There was a wealth of options when it came to customizing your lightsaber, combat style, and force powers. The result was the most robust Jedi power fantasy that the franchise had yet seen in gaming. Missions could be tackled in various orders, and aligning with the light or dark sides of the Force had consequences. If that wasn’t enough, there’s also a fantastic multiplayer suite to let players go wild with characters from across the franchise. Jedi Academy is a content-rich PC Star Wars game, and one that fans argue still has the best lightsaber combat in the series.
Star Wars: Knights of the Old Republic
Star Wars: Knights of the Old Republic is the definitive Star Wars gaming experience for a lot of fans. It features a simple but enjoyable combat system and took players into the distant past of the Star Wars canon. Darth Malak has unleashed a Sith armada on the Galactic Republic, and it’s up to players to defeat him in this era set almost 4,000 years before the Galactic Empire emerged. It was an era in which Jedi and Sith were plentiful, thus providing a chance to explore the lore of these opposing sides like never before.

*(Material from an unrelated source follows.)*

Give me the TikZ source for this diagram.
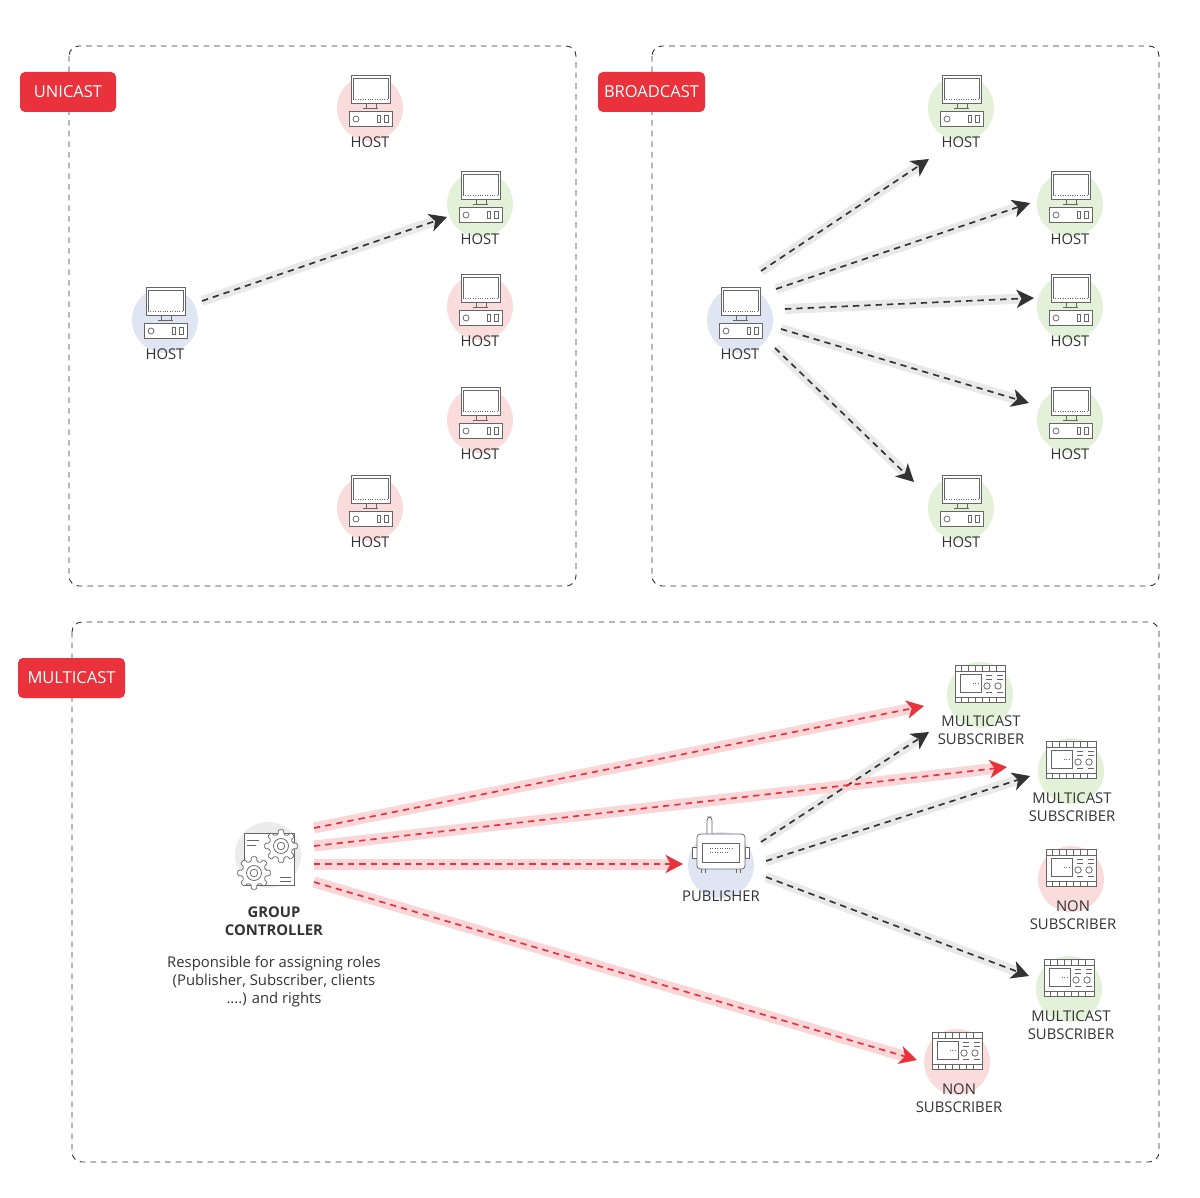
\documentclass[tikz,border=0pt]{standalone}
\usepackage{fontspec}
\setmainfont{Open Sans}
\usetikzlibrary{arrows.meta}
\definecolor{pinkc}{HTML}{FBDCDC}
\definecolor{greenc}{HTML}{E4F1D9}
\definecolor{bluec}{HTML}{DFE5F3}
\definecolor{grayc}{HTML}{ECECEC}
\definecolor{redc}{HTML}{E9323C}
\definecolor{inkc}{HTML}{333333}
\definecolor{iconc}{HTML}{666666}
\definecolor{bandk}{HTML}{E9E9E9}
\definecolor{bandr}{HTML}{FAD6D8}
\tikzset{
  every node/.style={font=\fontsize{8.9pt}{10.8pt}\selectfont, text=inkc, inner sep=0pt},
  frame/.style={draw=inkc, line width=0.55pt, dash pattern=on 3.4pt off 3pt, rounded corners=6pt},
  tagbox/.style={fill=redc, rounded corners=3pt, text=white, font=\fontsize{9.9pt}{12pt}\selectfont, minimum height=24pt, anchor=center},
  disc/.style={circle, minimum size=39.6pt},
  captext/.style={align=center, anchor=center},
  ic/.style={draw=iconc, line width=0.45pt},
  bandK/.style={draw=bandk, line width=6pt, shorten >=7pt},
  bandR/.style={draw=bandr, line width=6.6pt, shorten >=7pt},
  lineK/.style={draw=inkc, line width=1pt, dash pattern=on 3.8pt off 3pt, -{Stealth[length=10.5pt,width=11pt,inset=3pt,fill=inkc]}},
  lineR/.style={draw=redc, line width=1pt, dash pattern=on 3.8pt off 3pt, -{Stealth[length=10.5pt,width=11pt,inset=3pt,fill=redc]}},
  pics/hosticon/.style={code={
    \draw[ic,fill=white] (-19,-33) rectangle (20,-5);
    \draw[ic] (-17,-30) -- (18,-30) -- (18,-9);
    \draw[ic] (-17,-30) -- (-17,-9);
    \draw[ic,densely dotted] (-17,-9) -- (18,-9);
    \draw[ic] (-4,-5) rectangle (6,0);
    \draw[ic] (-7,0) -- (8,0);
    \draw[ic,fill=white] (-21,3) rectangle (22,18);
    \draw[ic] (-14,11) circle (3);
    \draw[ic] (7,7) rectangle (10,14);
    \draw[ic] (14,7) rectangle (18,14);
  }},
  pics/devicon/.style={code={
    \draw[ic,fill=white] (-25,-24) rectangle (25,2);
    \draw[ic,fill=white] (-25,-30) rectangle (25,-24);
    \draw[ic,fill=white] (-25,2) rectangle (25,7);
    \foreach \q in {-19,-12,-5,2,9,16} {
      \draw[ic] (\q,-30) -- (\q,-24);
      \draw[ic] (\q,2) -- (\q,7);
    }
    \draw[ic] (-20,-21) rectangle (1,-3);
    \draw[ic,densely dotted] (-7,-12) -- (-2,-12);
    \draw[ic] (6,-20) -- (12,-20) (17,-20) -- (23,-20);
    \draw[ic] (6,-16) -- (12,-16) (17,-16) -- (23,-16);
    \draw[ic] (7,-9) circle (3.2);
    \draw[ic] (18,-9) circle (3.2);
    \draw[ic] (6,-3) -- (12,-3) (17,-3) -- (23,-3);
  }},
  pics/gearicon/.style={code={
    \draw[ic,fill=white,rounded corners=0.6pt] (-14:12)
      \foreach \a in {0,45,...,315} { -- ({\a-14}:12) -- ({\a-9}:16.5) -- ({\a+9}:16.5) -- ({\a+14}:12) } -- cycle;
    \draw[ic] (0,0) circle (7.5);
    \draw[ic] (0,0) circle (3.8);
  }},
  pics/pubicon/.style={code={
    \draw[ic,fill=white,rounded corners=2pt] (-14,-31) -- (-14,-48) -- (-9,-48) -- (-9,-31);
    \draw[ic,fill=white] (-29,-18) rectangle (-24,-7);
    \draw[ic,fill=white] (24,-18) rectangle (28,-7);
    \draw[ic,fill=white,rounded corners=2pt] (-24,-31) rectangle (24,4);
    \draw[ic] (-19,-22) rectangle (18,-3);
    \draw[ic,densely dotted] (-11,-17) -- (12,-17);
    \draw[ic,densely dotted] (-11,-13) -- (6,-13);
    \draw[ic] (-20,4) -- (-20,8) (-16,4) -- (-16,8) (15,4) -- (15,8) (19,4) -- (19,8);
  }},
}
\newcommand{\hostnode}[5]{% name, x, y, colour, label y
  \node[disc, fill=#4] (#1) at (#2,#3) {};
  \pic at (#1.center) {hosticon};
  \node[captext] (#1t) at (#2,#5) {HOST};
}
\newcommand{\devnode}[7]{% name, x, y, colour, label x, label y, text
  \node[disc, fill=#4] (#1) at (#2,#3) {};
  \pic at (#1.center) {devicon};
  \node[captext] (#1t) at (#5,#6) {#7};
}
\begin{document}
\begin{tikzpicture}[x=0.6pt,y=-0.6pt]
\useasboundingbox (0,0) rectangle (1200,1198);
% frames
\draw[frame] (69,46) rectangle (576,586);
\draw[frame] (652,46) rectangle (1159,586);
\draw[frame] (72,622) rectangle (1159,1162);
\node[tagbox, minimum width=57.6pt] (tagU) at (68,92) {UNICAST};
\node[tagbox, minimum width=64.2pt] (tagB) at (651.5,92) {BROADCAST};
\node[tagbox, minimum width=64.2pt] (tagM) at (71.5,678) {MULTICAST};
% unicast hosts
\hostnode{ua}{370}{108}{pinkc}{142}
\hostnode{ub}{480}{204}{greenc}{239}
\hostnode{uc}{480}{307}{pinkc}{341}
\hostnode{ud}{480}{420}{pinkc}{454}
\hostnode{ue}{370}{508}{pinkc}{542}
\hostnode{us}{165}{320}{bluec}{354}
% broadcast hosts
\hostnode{ba}{961}{108}{greenc}{142}
\hostnode{bb}{1070}{204}{greenc}{239}
\hostnode{bc}{1070}{307}{greenc}{341}
\hostnode{bd}{1070}{420}{greenc}{454}
\hostnode{be}{961}{508}{greenc}{542}
\hostnode{bs}{740}{320}{bluec}{354}
% multicast devices
\devnode{ma}{980}{695}{greenc}{981}{730.5}{MULTICAST\\SUBSCRIBER}
\devnode{mb}{1071}{771}{greenc}{1072}{807.5}{MULTICAST\\SUBSCRIBER}
\devnode{mc}{1071}{879}{pinkc}{1073}{915.5}{NON\\SUBSCRIBER}
\devnode{md}{1069}{989}{greenc}{1071}{1025.5}{MULTICAST\\SUBSCRIBER}
\devnode{me}{957}{1062}{pinkc}{959}{1098.5}{NON\\SUBSCRIBER}
% publisher
\node[disc, fill=bluec] (pub) at (721,865) {};
\pic at (pub.center) {pubicon};
\node[captext] (pubt) at (721,896) {PUBLISHER};
% controller
\node[disc, fill=grayc] (gc) at (268,855) {};
\draw[ic,fill=white] (244,833) rectangle (294,885);
\draw[ic] (247,840) -- (259,840) (247,845) -- (256,845) (280,877) -- (291,877) (280,881) -- (291,881);
\pic at (281,846) {gearicon};
\pic at (254,873) {gearicon};
\node[captext, font=\fontsize{8.9pt}{10.8pt}\selectfont\bfseries] (gct) at (274,921.5) {GROUP\\CONTROLLER};
\node[captext] (gcd) at (274,982) {Responsible for assigning roles\\(Publisher, Subscriber, clients\\....) and rights};
% connector end points
\coordinate (u1a) at (202,301);  \coordinate (u1b) at (447,217);
\coordinate (b1a) at (761,271);  \coordinate (b1b) at (929,159);
\coordinate (b2a) at (776,289);  \coordinate (b2b) at (1030,203);
\coordinate (b3a) at (785,309);  \coordinate (b3b) at (1034,298);
\coordinate (b4a) at (781,329);  \coordinate (b4b) at (1029,403);
\coordinate (b5a) at (775,348);  \coordinate (b5b) at (914,482);
\coordinate (k1a) at (761,842);  \coordinate (k1b) at (929,732);
\coordinate (k2a) at (766,861);  \coordinate (k2b) at (1030,776);
\coordinate (k3a) at (766,877);  \coordinate (k3b) at (1029,976);
\coordinate (r1a) at (314,828);  \coordinate (r1b) at (924,706);
\coordinate (r2a) at (314,846);  \coordinate (r2b) at (1007,767);
\coordinate (r3a) at (314,864);  \coordinate (r3b) at (683,864);
\coordinate (r4a) at (314,882);  \coordinate (r4b) at (917,1060);
% bands
\foreach \c in {u1,b1,b2,b3,b4,b5,k1,k2,k3} \draw[bandK] (\c a) -- (\c b);
\foreach \c in {r1,r2,r3,r4} \draw[bandR] (\c a) -- (\c b);
% dashed arrows
\foreach \c in {u1,b1,b2,b3,b4,b5,k1,k2,k3} \draw[lineK] (\c a) -- (\c b);
\foreach \c in {r1,r2,r3,r4} \draw[lineR] (\c a) -- (\c b);
\end{tikzpicture}
\end{document}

BioWare brought its signature storytelling chops to the table. It crafted memorable characters, and most impressively, revealed a plot twist that no other game in the franchise has been able to top. In gameplay, a round-based combat system forced players to make important decisions. Outside of combat, BioWare’s signature dialogue and morality systems let players align themselves with whichever side of the force they fancied. KOTOR is still a one-of-a-kind Star Wars adventure, and the pressure is on for developer Aspyr to do the remake justice.
Star Wars Jedi: Fallen Order
When Star Wars Jedi: Fallen Order was initially revealed, it was little more than an awkward title drop from the head of Respawn Entertainment, Vince Zampella. Little did fans know that the final product would be one of the most robust Star Wars adventures to date. Cal Kestis’ journey of survival explores the darkest days of the Jedi after Order 66. It introduces loveable companions like Cere Junda, BD-1, and Greez Dritus, and it adds to the established canon of events that happen between the original and prequel trilogies.
In gameplay, Fallen Order holds its own too. It’s a clever mix of Uncharted-style platforming and production values, mixed with the combat and level design from a FromSoftware game. Various difficulty sliders can tailor the challenge to your liking, and its satisfying lightsaber action felt more authentic than in prior Star Wars games. Respawn wasted no time in establishing a new cast of compelling Star Wars characters and Jedi combat to get engrossed in. We have high hopes that it can build on this with Star Wars Jedi: Survivor.
The Star Wars series has seen plenty of stellar PC releases over the last few decades. With any luck, there will be plenty more arriving in the coming years.